Classical music is often portrayed in literature as a path to transcendence. Jelinek and Bernhard show it instead as intertwined with a heartless Austrian culture.

Austrian artists working in other mediums distrust their country too. In Ulrich Seidl’s film “Paradies: Liebe” (2012), an Austrian single mother travels to Kenya, hesitantly curious about the possibility of love. At the climax of the movie, the mother and a group of other Austrian women from the resort where she’s staying hire a local stripper. “He’s all yours, from his head to his cock,” one says in the Austrian dialect of German. They drink champagne and don’t offer him a glass; they tie a bow on his penis, compare him to various jungle animals, and compete to see who can get him hard first. When it takes a while, they speculate about his sexuality. It’s a painful, visceral portrait of a people that, even after the Holocaust, still tends to treat people it considers foreign as less than human.

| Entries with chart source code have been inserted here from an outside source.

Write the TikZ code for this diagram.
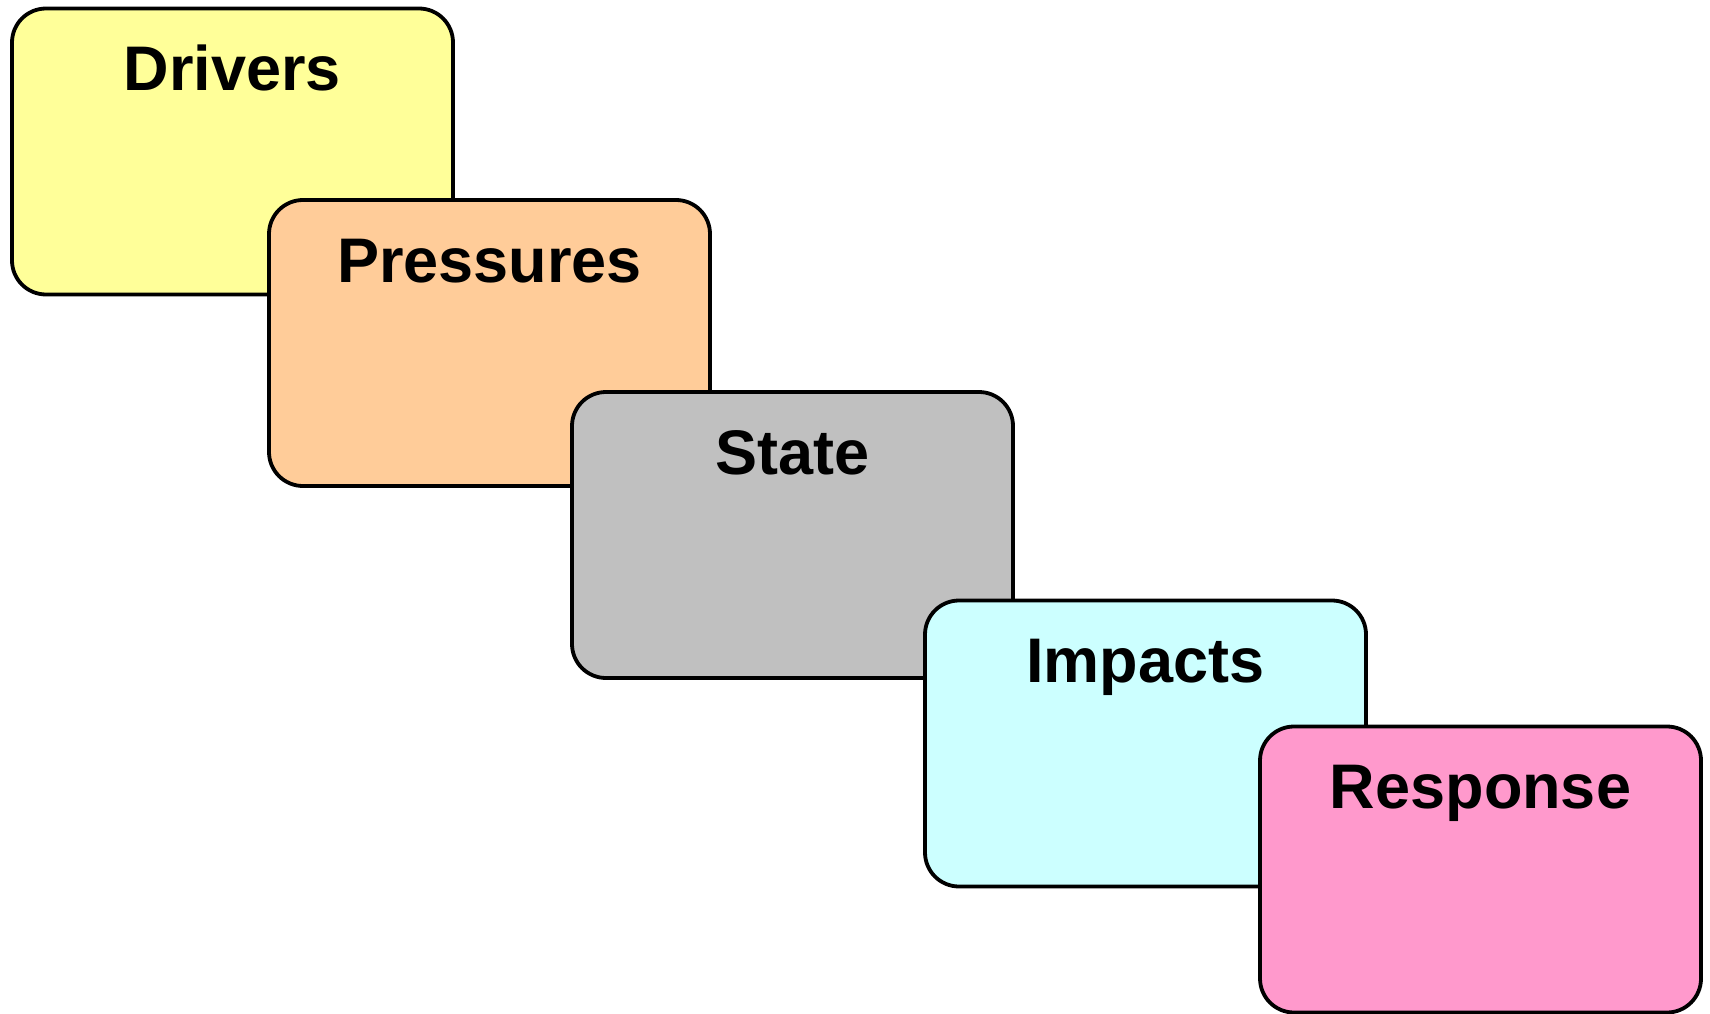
\documentclass[tikz,border=0pt]{standalone}
\usepackage{fontspec}
\setmainfont{Liberation Sans}
\definecolor{cdrv}{HTML}{FFFF99}
\definecolor{cprs}{HTML}{FFCC99}
\definecolor{csta}{HTML}{C0C0C0}
\definecolor{cimp}{HTML}{CCFFFF}
\definecolor{cres}{HTML}{FF99CC}
\tikzset{
  dbox/.style={draw=black, line width=3.8pt, rounded corners=34pt, rectangle,
    minimum width=441pt, minimum height=286pt, inner sep=0pt},
  dtitle/.style={anchor=base, inner sep=0pt, font=\bfseries\fontsize{63}{63}\selectfont}
}
\begin{document}
\begin{tikzpicture}[x=1pt,y=-1pt]
\useasboundingbox (0,0) rectangle (1710,1014);
\node[dbox, fill=cdrv] (drivers) at (232.5,151.5) {};
\node[dtitle] (driverst) at ([yshift=-84pt]drivers.north) {Drivers};
\node[dbox, fill=cprs] (pressures) at (489.5,343) {};
\node[dtitle] (pressurest) at ([yshift=-84pt]pressures.north) {Pressures};
\node[dbox, fill=csta] (state) at (792.5,535) {};
\node[dtitle] (statet) at ([yshift=-84pt]state.north) {State};
\node[dbox, fill=cimp] (impacts) at (1145.5,743.5) {};
\node[dtitle] (impactst) at ([yshift=-84pt]impacts.north) {Impacts};
\node[dbox, fill=cres] (response) at (1480.5,869.5) {};
\node[dtitle] (responset) at ([yshift=-84pt]response.north) {Response};
\end{tikzpicture}
\end{document}
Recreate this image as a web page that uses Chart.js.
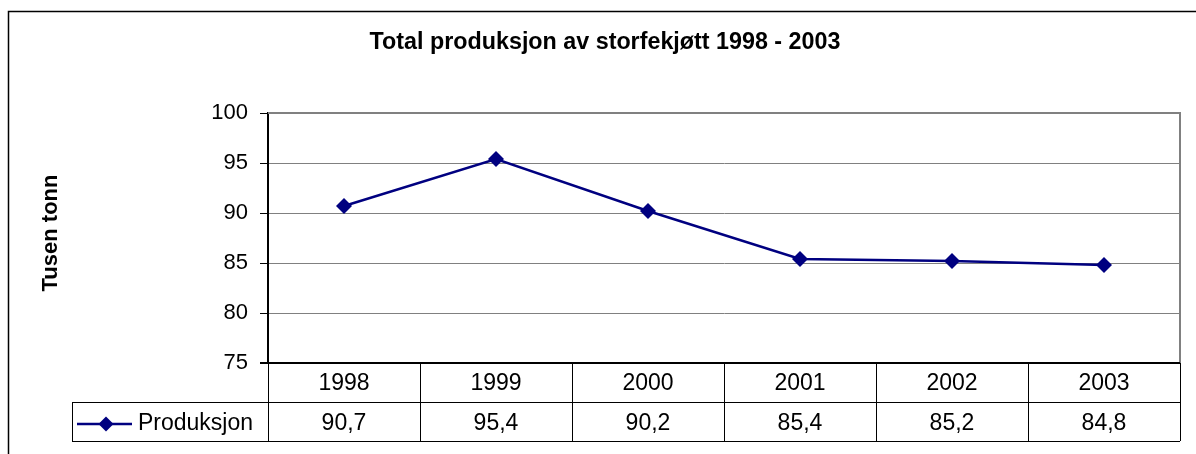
<!DOCTYPE html>
<html>
<head>
<meta charset="utf-8">
<script src="https://cdn.jsdelivr.net/npm/chart.js@4/dist/chart.umd.min.js"></script>
<style>
    body { margin: 0; background: #fff; }
    #wrap { width: 1196px; height: 454px; position: relative; }
</style>
</head>
<body>
<div id="wrap"><canvas id="meatChart"></canvas></div>
<script>
// Chart data
const years = ["1998", "1999", "2000", "2001", "2002", "2003"];
const production = [90.7, 95.4, 90.2, 85.4, 85.2, 84.8];
const yTicks = [75, 80, 85, 90, 95, 100];
const seriesName = "Produksjon";
const chartTitle = "Total produksjon av storfekjøtt 1998 - 2003";
const yAxisTitle = "Tusen tonn";

const FONT = "'Liberation Sans', Arial, sans-serif";
const NAVY = "#000080";

function fmt(v) {
    return v.toFixed(1).replace(".", ",");
}

// Frame, titles and the data table under the plot
const tablePlugin = {
    id: "dataTable",
    afterDraw(chart) {
        const { ctx, chartArea: a, scales: { x } } = chart;
        const rowH = 39;
        const row1 = a.bottom + rowH;
        const row2 = row1 + rowH;
        const legendLeft = 72;

        ctx.save();

        // outer frame
        ctx.strokeStyle = "#000";
        ctx.lineWidth = 1.5;
        ctx.strokeRect(8.5, 11.5, 1300, 600);

        // plot border (top/right) in gray
        ctx.strokeStyle = "#808080";
        ctx.lineWidth = 2;
        ctx.beginPath();
        ctx.moveTo(a.left, a.top);
        ctx.lineTo(a.right, a.top);
        ctx.lineTo(a.right, a.bottom);
        ctx.stroke();

        // x axis line
        ctx.strokeStyle = "#000";
        ctx.lineWidth = 2;
        ctx.beginPath();
        ctx.moveTo(a.left - 8, a.bottom);
        ctx.lineTo(a.right, a.bottom);
        ctx.stroke();

        // table grid
        ctx.lineWidth = 1;
        ctx.beginPath();
        ctx.moveTo(legendLeft, row1 + 0.5);
        ctx.lineTo(a.right, row1 + 0.5);
        ctx.moveTo(legendLeft, row2 + 0.5);
        ctx.lineTo(a.right, row2 + 0.5);
        ctx.moveTo(legendLeft + 0.5, row1);
        ctx.lineTo(legendLeft + 0.5, row2);
        const bounds = [a.left];
        for (let i = 1; i < years.length; i++) {
            bounds.push((x.getPixelForValue(i - 1) + x.getPixelForValue(i)) / 2);
        }
        bounds.push(a.right);
        bounds.forEach(b => {
            const bx = Math.round(b) + 0.5;
            ctx.moveTo(bx, a.bottom);
            ctx.lineTo(bx, row2);
        });
        ctx.stroke();

        // table texts
        ctx.fillStyle = "#000";
        ctx.font = "23px " + FONT;
        ctx.textAlign = "center";
        ctx.textBaseline = "alphabetic";
        years.forEach((yr, i) => {
            const cx = x.getPixelForValue(i);
            ctx.fillText(yr, cx, row1 - 12);
            ctx.fillText(fmt(production[i]), cx, row2 - 11);
        });

        // legend key in the table
        const ky = row1 + 22;
        ctx.strokeStyle = NAVY;
        ctx.lineWidth = 2.5;
        ctx.beginPath();
        ctx.moveTo(77, ky);
        ctx.lineTo(132, ky);
        ctx.stroke();
        ctx.fillStyle = NAVY;
        Chart.helpers.drawPoint(ctx, { pointStyle: "rectRot", radius: 7.5, borderWidth: 0 }, 106, ky);
        ctx.fillStyle = "#000";
        ctx.textAlign = "left";
        ctx.fillText(seriesName, 138, row2 - 11);

        // chart title
        ctx.font = "bold 23.3px " + FONT;
        ctx.textAlign = "center";
        ctx.fillText(chartTitle, 605, 49);

        // y axis title
        ctx.font = "bold 22px " + FONT;
        ctx.translate(57, 233);
        ctx.rotate(-Math.PI / 2);
        ctx.fillText(yAxisTitle, 0, 0);

        ctx.restore();
    }
};

new Chart(document.getElementById("meatChart").getContext("2d"), {
    type: "line",
    data: {
        labels: years,
        datasets: [
            {
                label: seriesName,
                data: production,
                borderColor: NAVY,
                backgroundColor: NAVY,
                borderWidth: 2.5,
                pointStyle: "rectRot",
                pointRadius: 8,
                pointBorderWidth: 0,
                tension: 0,
            },
        ],
    },
    options: {
        responsive: true,
        maintainAspectRatio: false,
        animation: false,
        layout: {
            padding: { left: 0, top: 113, right: 16, bottom: 91 },
        },
        plugins: {
            legend: { display: false },
            tooltip: { enabled: false },
        },
        scales: {
            x: {
                display: false,
                offset: true,
            },
            y: {
                min: 75,
                max: 100,
                afterBuildTicks: scale => {
                    scale.ticks = yTicks.map(v => ({ value: v }));
                },
                afterFit: scale => {
                    scale.width = 268;
                },
                ticks: {
                    color: "#000",
                    padding: 12,
                    font: { family: FONT, size: 22 },
                },
                grid: {
                    color: "#808080",
                    lineWidth: 1,
                    tickColor: "#000",
                    tickLength: 8,
                },
                border: {
                    color: "#000",
                    width: 2,
                },
            },
        },
    },
    plugins: [tablePlugin],
});
</script>
</body>
</html>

Pessimism about Austria can even be translated into sound. Georg Friedrich Haas’s “In Vain” (2000), for chamber music ensemble, was composed in the wake of the rise of far-right FPÖ party politician Jörg Haider. Haider, who was later killed in a car crash while driving drunk, was openly fascist, at one point causing Austria to be officially sanctioned by the other members of the European Union. The title “In Vain” refers to the hope that Austria could ever leave its Nazi past behind. It’s difficult for music to criticize concrete problems in society, but the intention of Haas’s work is unambiguous. We sit in a darkened concert hall, unable to see the person next to us, caught in groaning microtonal aggregates, descending slowly three times over the hour-long work as if to hell.

To an American reader, all the Austria-bashing in Austrian art is shocking at first. The first things you notice about Austria today are its good public health insurance, crystal-clear lakes and Mozart-inspired marzipans. Even if its Nazi past is well known, we are used to taking the good with the bad within a culture, to valuing nuance; and when artists reject an entire society, it can read as superficial adolescent rage. But Austrian artists are right. Their deep cynicism is only jolting if you haven’t yet looked beneath the surface.

I’ve been immersing myself in Austrian literature while watching America’s shift to the far right. The artists’ anger makes a different kind of sense to me now. In recent years, as America lurches from black sites and torture to drone strikes on civilians to the abuse of Central American children, I find the relentless negativity of Austrian literature consoling. At least it’s honest. The terrible truth is better than a balanced lie.

As America lurches from black sites to drone strikes, I find the relentless negativity of Austrian literature consoling.

The hatred Austrian artists have often provoked in their audiences shows that they must be revealing something raw. An acting minister of culture once implied that Bernhard should be the subject of medical experiments. A reporter in the Kurier called Jelinek “disgusted with herself,” and a 1995 campaign poster by the FPÖ read, “Do you love Scholten, Jelinek, Häupl, Peymann, Pasterk…or art and culture?” (Those quasi-fascists are back in the Austrian governing coalition, proving Haas’s pessimism to be prescient.) One common insult refers to Austrian artists as Nestbeschmutzer, or people who dirty their own nest. “Go live somewhere else if you don’t like it,” commenters say. But only people who are intimately familiar with a society can perceive its deepest evils; maybe only artists, who critically observe everyone, including themselves, can perform the thankless, valuable task of making complacent citizens a little less so. In one poem, Bernhard called his countrymen “these incomprehensible people / who lack a sea and a conscience.” He and the artists who followed him are Austria’s conscience. I hope American artists are prepared to make us feel equally guilty.